Later the same day, I presented findings and feedback following our pilot research project examining the impact of The Freedom Skatepark in Jamaica one-year after construction. This was not just about demonstrating our impact in terms of Edu-Skate participants Self Determination improvements and alignment with Jamaica’s Vision 2030 development goals, but also providing a framework for understanding the phenomena of Skateboarding-for-Development. CJF operate in grey space, and The Freedom Skatepark was no different; we work with skateboarding communities that operate in challenging circumstances to utilise the practice in order to support young people facing adversary. In doing so, we are privileged to work within a lineage of organisations that do similar work… Skateistan, SkatePal, 7Hills Skatepark, Freemovement Skateboarding to name a few. This research project marked an important moment within this skateboarding movement to better understand the work we are doing, and why.

Andrea Buchetti, picture by Brian Glenney

Andrea Buchetti, picture by Brian Glenney

Patrick Kikongo, picture by Brian Glenney

Patrick Kikongo, picture by Brian Glenney

Ben Dixon, picture by Brian Glenney

Ben Dixon, picture by Brian Glenney

The takeaway point?

We need to slow down and pay attention to improve the work we are doing.

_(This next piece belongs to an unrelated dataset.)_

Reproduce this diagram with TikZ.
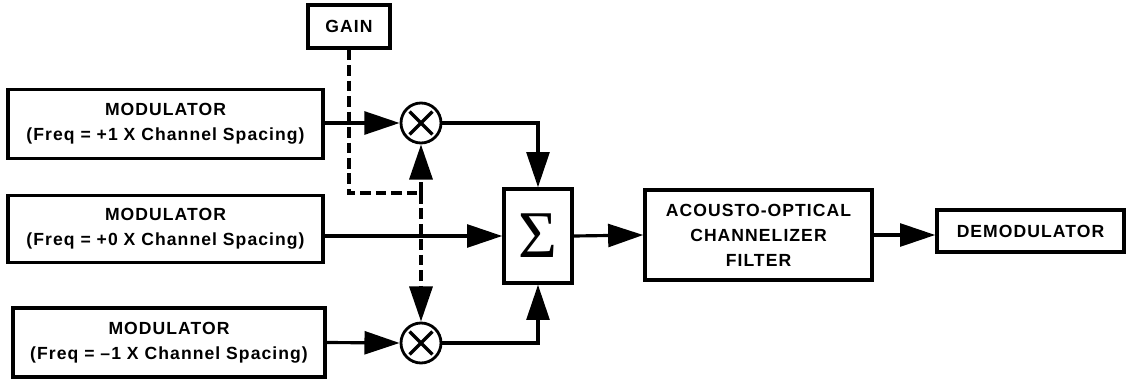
\documentclass[tikz,border=0pt]{standalone}
\usepackage{fontspec}
\setsansfont{Liberation Sans}[LetterSpace=6]
\newfontfamily\sigmafont{Liberation Serif}
\usetikzlibrary{positioning,arrows.meta,calc}

\tikzset{
  block/.style={draw,line width=2pt,align=center,inner sep=0pt,
    font=\sffamily\bfseries\fontsize{10}{14.2}\selectfont},
  mixer/.style={draw,circle,line width=1.6pt,minimum size=0.8cm,inner sep=0pt},
  sig/.style={line width=1.8pt,-{Triangle[length=20pt,width=13pt]}},
  gainline/.style={sig,line width=2.2pt,dash pattern=on 6pt off 2.8pt},
}

\begin{document}
\begin{tikzpicture}[x=0.02cm,y=-0.02cm]
  \useasboundingbox (0,0) rectangle (1126,379);
  % sources
  \node[block,minimum width=1.64cm,minimum height=0.86cm] (gain) at (349,26.5) {GAIN};
  \node[block,minimum width=6.3cm,minimum height=1.38cm] (mod1) at (165.5,124)
    {MODULATOR\\(Freq = +1 X Channel Spacing)};
  \node[block,minimum width=6.3cm,minimum height=1.34cm] (mod2) at (165.5,229)
    {MODULATOR\\(Freq = +0 X Channel Spacing)};
  \node[block,minimum width=6.24cm,minimum height=1.38cm] (mod3) at (169,342.5)
    {MODULATOR\\(Freq = --1 X Channel Spacing)};
  % mixers and summer
  \node[mixer] (mult1) at (421,123) {};
  \node[mixer] (mult2) at (421,343) {};
  \foreach \m in {mult1,mult2} {
    \draw[line width=2pt] ($(\m)+(-6.5pt,-6.5pt)$) -- ($(\m)+(6.5pt,6.5pt)$);
    \draw[line width=2pt] ($(\m)+(-6.5pt,6.5pt)$) -- ($(\m)+(6.5pt,-6.5pt)$);
  }
  \node[block,minimum width=1.36cm,minimum height=1.88cm,
    font=\sigmafont\fontsize{38}{38}\selectfont] (sum) at (538,236) {Σ};
  % filter chain
  \node[block,minimum width=4.54cm,minimum height=1.8cm] (filt) at (758.5,235)
    {ACOUSTO-OPTICAL\\CHANNELIZER\\FILTER};
  \node[block,minimum width=3.74cm,minimum height=0.84cm] (demod) at (1030.5,231)
    {DEMODULATOR};

  \draw[sig] (mod1.east |- mult1.west) -- (mult1.west);
  \draw[sig] (mod2.east |- sum.west) -- (sum.west);
  \draw[sig] (mod3.east) -- (mult2.west);
  \draw[sig] (mult1.east) -| (sum.north);
  \draw[sig] (mult2.east) -| (sum.south);
  \draw[sig] (sum.east) -- (filt.west);
  \draw[sig] (filt.east) -- (filt.east -| demod.west);

  % gain control
  \coordinate (tap) at (421,193);
  \draw[gainline,-] (gain.south) |- (tap);
  \draw[gainline] (tap) -- (mult1.south);
  \draw[gainline] (tap) -- (mult2.north);
\end{tikzpicture}
\end{document}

A special mention to Harry Meadley who I was fortunate enough to share the panel with. He followed this presentation with an account for the inspiring work he is doing as part of the Leeds skate scene in Northern England and another account of slowing down and using your imagination. In doing so, he detailed an utilisation of artistic practice and community engagement to shape both the Leeds skate scene and wider city to be more inclusive, diverse and skateboarder friendly, which will no doubt shape changing tides of city councils throughout the UK, and permeate into the work NGOs such as CJF. A busy first day that would epitomise a weekend of diverse, critical and forward-thinking skateboarding scholarship that offered insights into how skateboarding may have answers to some of society’s pressing issues.

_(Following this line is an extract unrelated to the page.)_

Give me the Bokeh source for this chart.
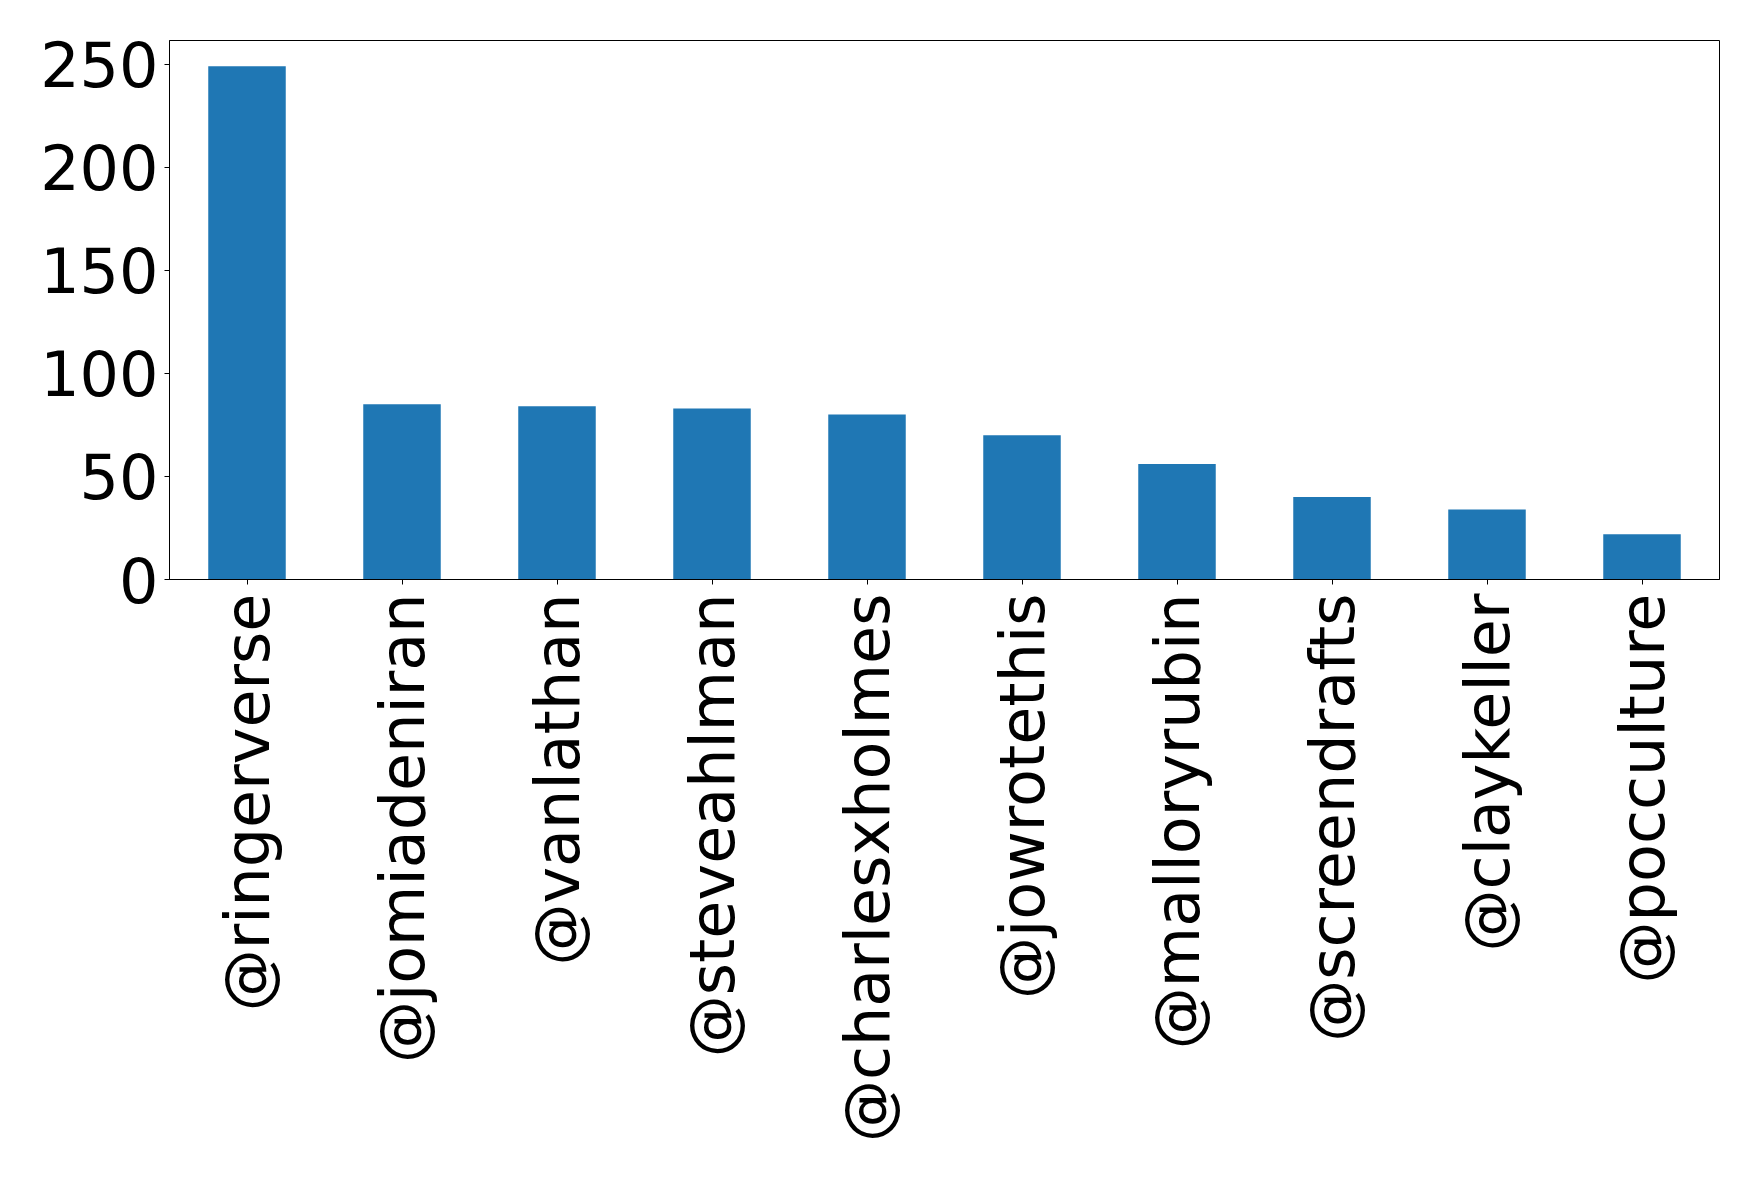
import math
from bokeh.plotting import figure
from bokeh.models import FixedTicker, Range1d
from bokeh.embed import file_html
from bokeh.resources import INLINE

accounts = ["@ringerverse", "@jomiadeniran", "@vanlathan", "@steveahlman",
            "@charlesxholmes", "@jowrotethis", "@malloryrubin", "@screendrafts",
            "@claykeller", "@pocculture"]
counts = [249, 85, 84, 83, 80, 70, 56, 40, 34, 22]
y_ticks = [0, 50, 100, 150, 200, 250]

FONT = "DejaVu Sans"

p = figure(x_range=accounts, width=1750, height=1173,
           output_backend="svg", toolbar_location=None,
           min_border_left=169, min_border_right=31,
           min_border_top=40, min_border_bottom=594)
p.y_range = Range1d(0, max(counts) * 1.05)
p.x_range.range_padding = 0

p.vbar(x=accounts, top=counts, width=0.5, fill_color="#1f77b4", line_color=None)

p.xgrid.visible = False
p.ygrid.visible = False
p.outline_line_color = "black"
p.outline_line_alpha = 1
p.outline_line_width = 1

for ax in (p.xaxis, p.yaxis):
    ax.axis_line_color = "black"
    ax.axis_line_width = 1
    ax.major_tick_line_color = "black"
    ax.major_tick_in = 0
    ax.major_tick_out = 5
    ax.minor_tick_line_color = None
    ax.major_label_text_font = FONT
    ax.major_label_text_font_size = "62px"
    ax.major_label_text_color = "black"

p.xaxis.major_label_standoff = 9
p.yaxis.major_label_standoff = 6

p.yaxis.ticker = FixedTicker(ticks=y_ticks)
p.xaxis.major_label_orientation = math.pi / 2

p.background_fill_color = "white"
p.border_fill_color = "white"

open("out.html", "w").write(file_html(p, INLINE))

Interwoven within narratives of spatial logics, subcultural politics and progressive movements seemed to be a reoccurring theme of greyness in skateboarding… governance, skateparks, sustainability – as much as skateboarding has the answers to societal issues, it may well be a product of it. Paul O’Connor epitomised these paradoxes through the retelling of the 2017 Vans Park Series World Championship in Shanghai, in which a temporary concrete skatepark was constructed for a two-day event (!). After Oski Rozenberg and Nora Vasconcellos won 1st place and demonstrated the celebratory comradery that often typifies contest skating, Nora foregrounded the resourcefulness of skateboarding whilst immediately continuing to skate the park once the titles had been awarded despite demolition beginning just one hour after the ceremony.

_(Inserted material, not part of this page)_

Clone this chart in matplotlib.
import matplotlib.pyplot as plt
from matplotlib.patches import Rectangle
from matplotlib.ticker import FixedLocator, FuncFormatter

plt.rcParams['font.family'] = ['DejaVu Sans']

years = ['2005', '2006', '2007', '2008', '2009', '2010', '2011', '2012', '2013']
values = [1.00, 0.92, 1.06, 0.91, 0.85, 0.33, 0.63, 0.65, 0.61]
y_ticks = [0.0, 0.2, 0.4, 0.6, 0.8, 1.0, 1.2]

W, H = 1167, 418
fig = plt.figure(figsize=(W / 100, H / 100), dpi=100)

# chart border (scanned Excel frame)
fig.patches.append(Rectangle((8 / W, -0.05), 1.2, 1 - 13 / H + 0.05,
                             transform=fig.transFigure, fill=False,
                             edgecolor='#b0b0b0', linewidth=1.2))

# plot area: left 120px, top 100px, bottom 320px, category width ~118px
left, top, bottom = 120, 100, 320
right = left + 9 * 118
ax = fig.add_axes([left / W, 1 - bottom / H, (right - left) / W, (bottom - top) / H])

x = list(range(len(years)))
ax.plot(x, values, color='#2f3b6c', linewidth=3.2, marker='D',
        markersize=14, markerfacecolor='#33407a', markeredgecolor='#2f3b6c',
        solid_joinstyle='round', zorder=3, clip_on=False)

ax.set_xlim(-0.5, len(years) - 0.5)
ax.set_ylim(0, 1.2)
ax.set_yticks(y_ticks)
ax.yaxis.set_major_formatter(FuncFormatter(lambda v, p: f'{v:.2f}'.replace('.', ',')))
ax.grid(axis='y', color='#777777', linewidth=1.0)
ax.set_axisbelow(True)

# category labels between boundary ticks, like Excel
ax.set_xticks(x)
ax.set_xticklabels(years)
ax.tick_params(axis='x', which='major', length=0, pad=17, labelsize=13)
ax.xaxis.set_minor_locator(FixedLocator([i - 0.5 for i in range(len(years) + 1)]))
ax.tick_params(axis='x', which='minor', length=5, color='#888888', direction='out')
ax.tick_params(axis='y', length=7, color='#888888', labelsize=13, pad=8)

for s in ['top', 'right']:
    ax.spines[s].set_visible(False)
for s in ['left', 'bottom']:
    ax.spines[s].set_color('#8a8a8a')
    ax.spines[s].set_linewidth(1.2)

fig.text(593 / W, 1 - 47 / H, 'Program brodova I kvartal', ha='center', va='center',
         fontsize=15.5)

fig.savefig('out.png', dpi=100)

With skateboarding’s popularity skyrocketing within the last 10 years largely based on the appeal of high-speed, high-risk and high-reward, it comes as no surprise that we need a reminder to slow down and use our imagination. Thankfully, I see this temperate call-to-action embedded within the work of CJF and reflected in our research project that I presented at the conference. This research project, carefully unfolding since 2020, is just one stroke onto a canvas that paints the picture of CJF and its commitments to long-term support of skateboarding communities worldwide. Yet, as skateboarders, we all collectively navigate grey space and grey times on plywood and four wheels, take time to slow down and think… use your imagination!